There are judgments we make of others like thinking an elderly man has bad hearing, or a woman showered in brand name couture clothing is self-absorbed, or a person with a heavy accent is not likely to be very educated. Haven’t you ever met a person of a specific ethnicity and judged them based on your previous experiences with others from the same culture? Sadly, we often pass judgments without intention. The next time you are somewhere with the opportunity to people watch, ask yourself what the first descriptive word is that comes to your mind about each person that passes. I have done it while at the gym and as nice as a person as I think I am, my brain popped out descriptions like “fat, ugly, dorky and self-absorbed”! If you start paying attention, you will recognize that you are judging everything and everyone all the time. 
Then there are judgments we think others are making of us.  Have you ever misinterpreted the actions or words of a close friend and the relationship slowly deteriorated because of it? Have you ever opted not to pursue an attraction with someone because you assumed they did not share your feelings? Have you ever struggled to build a rapport with a business associate because you felt they did not respect you or understand your value? What did you lose or risk losing consequently?  In my own life I have realized that every time I allowed myself to believe that others were judging me negatively, though I was not cognizant of it, my actions were driven by these thoughts.

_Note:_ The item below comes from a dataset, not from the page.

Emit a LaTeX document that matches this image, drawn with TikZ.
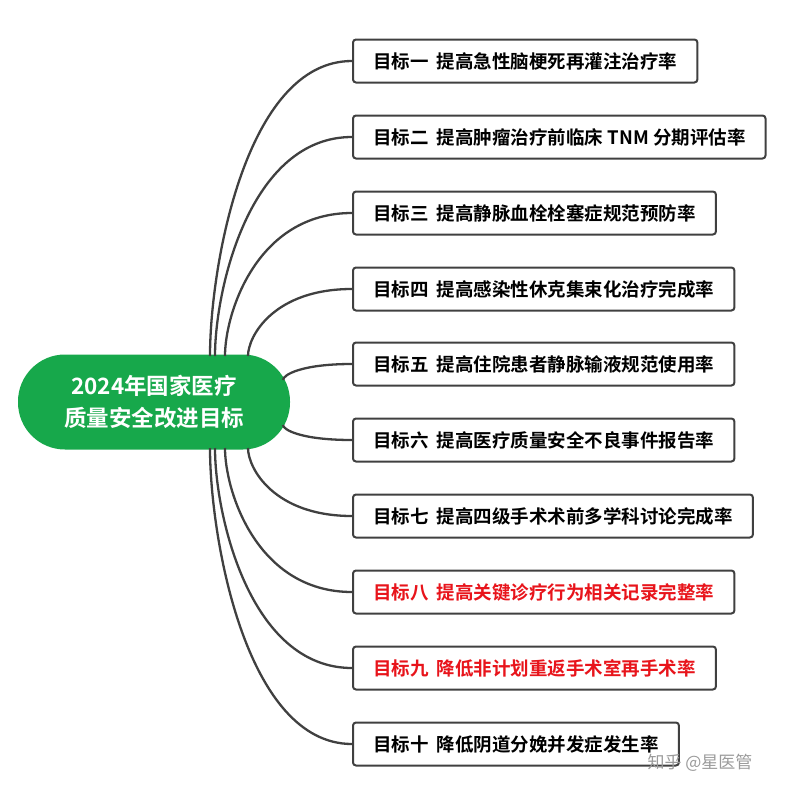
\documentclass[tikz,border=0pt]{standalone}
\usepackage{fontspec}
\setmainfont{Noto Sans CJK SC}[BoldFont={Noto Sans CJK SC Bold}]
\usetikzlibrary{calc,positioning}
\definecolor{color_green}{HTML}{17a84b}
\definecolor{color_line}{HTML}{404040}
\definecolor{color_red}{HTML}{e8141b}
\definecolor{color_mark}{HTML}{9a9a9a}
\tikzset{
  goal/.style={draw=color_line,line width=2pt,rounded corners=3pt,fill=white,
    anchor=west,minimum height=43pt,inner xsep=20pt,
    font=\fontsize{18.5}{21}\selectfont\bfseries},
  link/.style={draw=color_line,line width=2.3pt},
}
\begin{document}
\begin{tikzpicture}[x=1pt,y=-1pt]
	\useasboundingbox (0,0) rectangle (793,795);
	% Centre
	\node[fill=color_green,rounded corners=47pt,minimum width=272pt,minimum height=95pt,
		text=white,align=center,font=\fontsize{22.5}{32}\selectfont\bfseries]
		(root) at (154,402) {2024年国家医疗\\质量安全改进目标};

	% Start points on the centre
	\coordinate (s1) at (210,356);
	\coordinate (s2) at (215,356);
	\coordinate (s3) at (225,356);
	\coordinate (s4) at (248,356);
	\coordinate (s5) at (283,380);
	\coordinate (s6) at (283,425);
	\coordinate (s7) at (248,448);
	\coordinate (s8) at (225,448);
	\coordinate (s9) at (215,448);
	\coordinate (s10) at (210,448);

	% Goals
	\node[goal] (g1) at (352,61) {目标一\ \ 提高急性脑梗死再灌注治疗率};
	\node[goal] (g2) at (352,137) {目标二\ \ 提高肿瘤治疗前临床 TNM 分期评估率};
	\node[goal] (g3) at (352,213) {目标三\ \ 提高静脉血栓栓塞症规范预防率};
	\node[goal] (g4) at (352,289) {目标四\ \ 提高感染性休克集束化治疗完成率};
	\node[goal] (g5) at (352,364) {目标五\ \ 提高住院患者静脉输液规范使用率};
	\node[goal] (g6) at (352,440) {目标六\ \ 提高医疗质量安全不良事件报告率};
	\node[goal] (g7) at (352,516) {目标七\ \ 提高四级手术术前多学科讨论完成率};
	\node[goal,text=color_red] (g8) at (352,592) {目标八\ \ 提高关键诊疗行为相关记录完整率};
	\node[goal,text=color_red] (g9) at (352,668) {目标九\ \ 降低非计划重返手术室再手术率};
	\node[goal] (g10) at (352,744) {目标十\ \ 降低阴道分娩并发症发生率};

	% Links
	\foreach \i in {1,...,10}{
		\draw[link] (s\i) .. controls ($(s\i)!0.3!(s\i|-g\i.west)$) and ($(s\i|-g\i.west)!0.25!(g\i.west)$) .. (g\i.west);
	}

	% Mark
	\node[text=color_mark,font=\fontsize{17}{19}\selectfont] (mark) at (700,763) {知乎 @星医管};
\end{tikzpicture}
\end{document}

Sadly, the consequences were that I proved myself correct.
With all this said, the worst judgments of all are not the ones we make of others or the ones we think others are making of us. The deadliest judgments of all are the ones we make of ourselves. The unfavorable judgments we have allowed ourselves to accept and permanently adopt into our core beliefs for our self- image are the ones that are most damaging.  They are the ones with the potential to deteriorate our relationships and family life. They are the ones that limit our potential and opportunities to reach our goals. They are the ones that drive us to relief through overindulgence of food, alcohol, drugs or other forms of escape. They are the ones that hold us back from empowering ourselves and taking advantage of our natural talents. They are the ones that hinder us from progressing in our careers. They are the ones that are detrimental to our confidence level, our sense of self-worth, our capability in caring for others and our capacity to love ourselves. 
Without awareness these harsh judgments are weaved into our spirits, weakening us, robbing us of joy and preventing us from living up to our true potential. It is what confines us within our own closed mind, trapping us into feeling uncomfortable with whom we have become and feeling separated from who we would like to be. Exercising the awareness of when you are making an assumption can be incredibly empowering. The moment you feel down, agitated or angry ask yourself why you are feeling that way. I’m willing to bet that eight times out of ten it will lead to an assumption you have made. Our emotions are bound by our thoughts and our thoughts are highly directed by the assumptions we make. If you’re going to make an assumption, make it one that builds you not breaks you. I read somewhere once that the mind is only capable of thinking a negative thought OR a positive thought. It cannot think a positive and negative thought at the same time. Whenever I feel unhappy I will question myself why until I get to the assumption that has sparked the flame of negative thoughts. Life is too short to live a life of untruths and tall tales we tell ourselves.  “There are two times in a man's life when he should not speculate: when he can't afford it, and when he can.” -Mark Twain
Life’s objective is to offer us experiences, allow it don’t challenge it. Empower your heart. Fill it with the best of assumptions. Be open to the truth or better yet, create your own truth! Ruth Hubbard once said, “Every theory is a self-fulfilling prophecy”.  
The morning sun can only pour through a window and illuminate a dim room if you keep the shades open. Closing the blinds will block the light from ever shining through.